Scholarship on women and war in the ancient world has progressed significantly since David Schaps seminal article ‘The Women of Greece in Wartime’. Today, we have Adrienne Mayor’s ‘The Amazons: Lives and Legends of Warrior Women across the Ancient World’, which has increased popular awareness of a different type of ancient woman. This ‘warrior’ woman is no longer secluded in the oikos, but incredibly visible. Although the usual sceptics still exist, the majority of scholars no longer uphold the vision that women are in the background of ancient wars. Perhaps this is due to the growing international interest on women and conflict or, less likely, in my view, the field simply progressed without anyone noticing.

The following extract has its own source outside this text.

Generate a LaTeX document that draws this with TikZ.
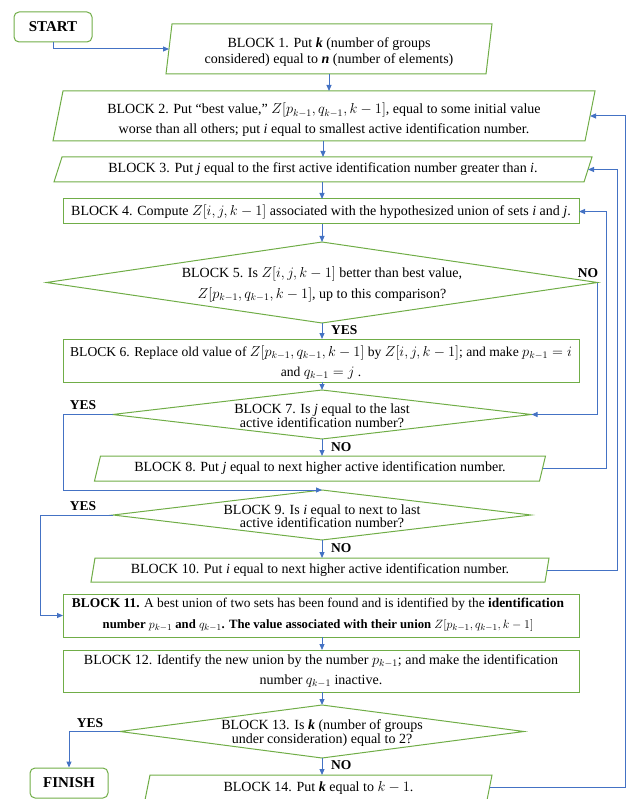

But, as with any (new) discipline, there are some setbacks which deserve addressing. A student starting his/her studies now would, unfortunately, notice that the field has been stalemate for quite some time. One still sees the same women being investigated (tragic women, mythical women, Amazons). What makes ancient Greece and Rome so spectacular is the diversity of their populations, among countless other aspects. Where are the ordinary women of different statuses, cities, and backgrounds? Why are these women not included in our investigations?

This is what my doctoral research attempted to do in the context of ancient Greek history. By moving beyond mythical women and wars to investigate the wartime experiences of ordinary women in Classical Greece, it tried to give a voice to the unnamed and faceless women in our texts and art. It created a balance to existing studies on the disciplines of ancient warfare and gender studies — an enjoyable never-ending task. However, to create a balance one must first understand the opposite end of the spectrum, and recent research has analysed extraordinary women remarkably well. In the most recent, and only, edited collection on women and war, titled ‘Women and War in Antiquity’, we find essays on women such as the queens of Caria and the iconic late republican Fulvia.

One of the recurring ways of seeing women and warfare in the ancient world is as victims of war. But by only analysing ancient women as the victims, we leave out a remarkable wealth of experiences. We also overlook the complex human emotions involved in what was such a significant part of ancient life, i.e. warfare (loss, grief, happiness or shame when husbands return from war, among others). The women whose lives are under our microscope deserve better. The ancient wars we teach our students are equally complex and their development, not outcome, involves every individual. Voting, for example, was a democratic process, and men were the only participants in ancient Greek politics. But we know that women could have a say on whether they would be evacuated from their cities when conflict was imminent. As I argue in my research, wartime evacuations, which we take for granted in the ancient world, were not automatic. They were not straightforward as they involved the movement of households and valuables. 
The state of the discipline is definitely moving forward, but one must not allow conformity to enter this field, or less we run the risk of separating further women from war and war from women.